Lists Home |
Date Index |
The notion of "smart ASCII" as a way of creating structured documents
whose conventions allow it to be easily transformed to XML hit me
twice yesterday, once in the day job (a very significant media
company uses this to achieve interoperability between diverse
authoring systems) and once when reading
"For the most part, "smart ASCII" is what you have been writing for
years if you use e-mail and the Usenet. ...Asterisks surround bold
or heavily emphasized phrases; dashes surround italicized or lightly
emphasized phrases; underscores introduce Book or Series Titles. ...
They are all very quick to type.
Anything that looks like a URL is turned into a link automatically.
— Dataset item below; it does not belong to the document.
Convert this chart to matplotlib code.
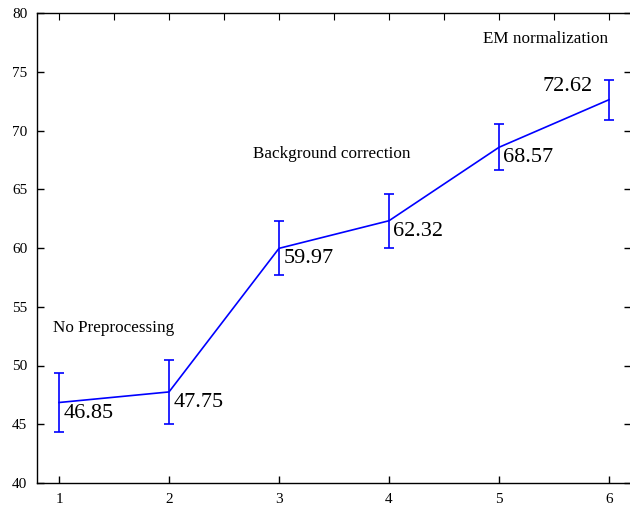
import numpy as np
import matplotlib
matplotlib.use("Agg")
import matplotlib.pyplot as plt

# --- data ---
steps = [1, 2, 3, 4, 5, 6]
accuracy = [46.85, 47.75, 59.97, 62.32, 68.57, 72.62]
spread = [2.5, 2.7, 2.3, 2.3, 1.95, 1.7]
value_labels = ["46.85", "47.75", "59.97", "62.32", "68.57", "72.62"]

stage_names = ["No Preprocessing", "Background correction", "EM normalization"]
stage_x = [0.945, 2.76, 4.855]
stage_y = [53.2, 68.0, 77.8]

plt.rcParams.update({
    "font.family": ["Liberation Serif", "DejaVu Serif"],
    "xtick.direction": "in",
    "ytick.direction": "in",
    "xtick.major.size": 5,
    "ytick.major.size": 5,
})

fig = plt.figure(figsize=(6.3, 5.07), dpi=100)
ax = fig.add_axes([37 / 630, 24 / 507, 594 / 630, 470 / 507])

ax.errorbar(steps, accuracy, yerr=spread, color="#0000ff", lw=1.2,
            elinewidth=1.2, capsize=3.3, capthick=1.2)

# numbers next to each point
for i, (x, y, s) in enumerate(zip(steps, accuracy, value_labels)):
    if i == len(steps) - 1:
        ax.text(x - 0.15, y + 1.1, s, fontsize=16, ha="right", va="center")
    else:
        ax.text(x + 0.04, y - 0.9, s, fontsize=16, ha="left", va="center")

for name, x, y in zip(stage_names, stage_x, stage_y):
    ax.text(x, y, name, fontsize=12.3, ha="left", va="center")

ax.set_xlim(0.8, 6.2)
ax.set_ylim(40, 80)
ax.set_xticks(steps)
ax.set_yticks(np.arange(40, 81, 5))
ax.tick_params(axis="both", labelsize=11, pad=7, width=1)
ax.tick_params(axis="y", right=True)

# top axis has ticks every half step, no labels
top = ax.secondary_xaxis("top")
top.set_xticks(np.arange(1, 6.01, 0.5))
top.tick_params(direction="in", length=5, labeltop=False)
top.spines["top"].set_visible(False)

for sp in ax.spines.values():
    sp.set_linewidth(1)

fig.savefig("out.png", dpi=100)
A
fairly simple special format with curly braces and the ALT text
before a colon is used to insert images, such as charts and graphs."
There's a script included (a few hundred lines of well-commented
Python) to do the conversion to XML.
I'm of two minds on this ... on one hand it sounds like a return to
the Bad Old Days and will require continuing human intervention to
cleanup the inevitable not-so-smart ASCII before it can be converted
to XML rather than one-time human intervention to teach markup skills
to the authors. On the other, it leverages what humans do best --
deal with patterns, templates, informal conventions -- and lets
computers do what they do best -- generate and parse formal syntaxes,
putting XML further behind the scenes, perhaps where it belongs.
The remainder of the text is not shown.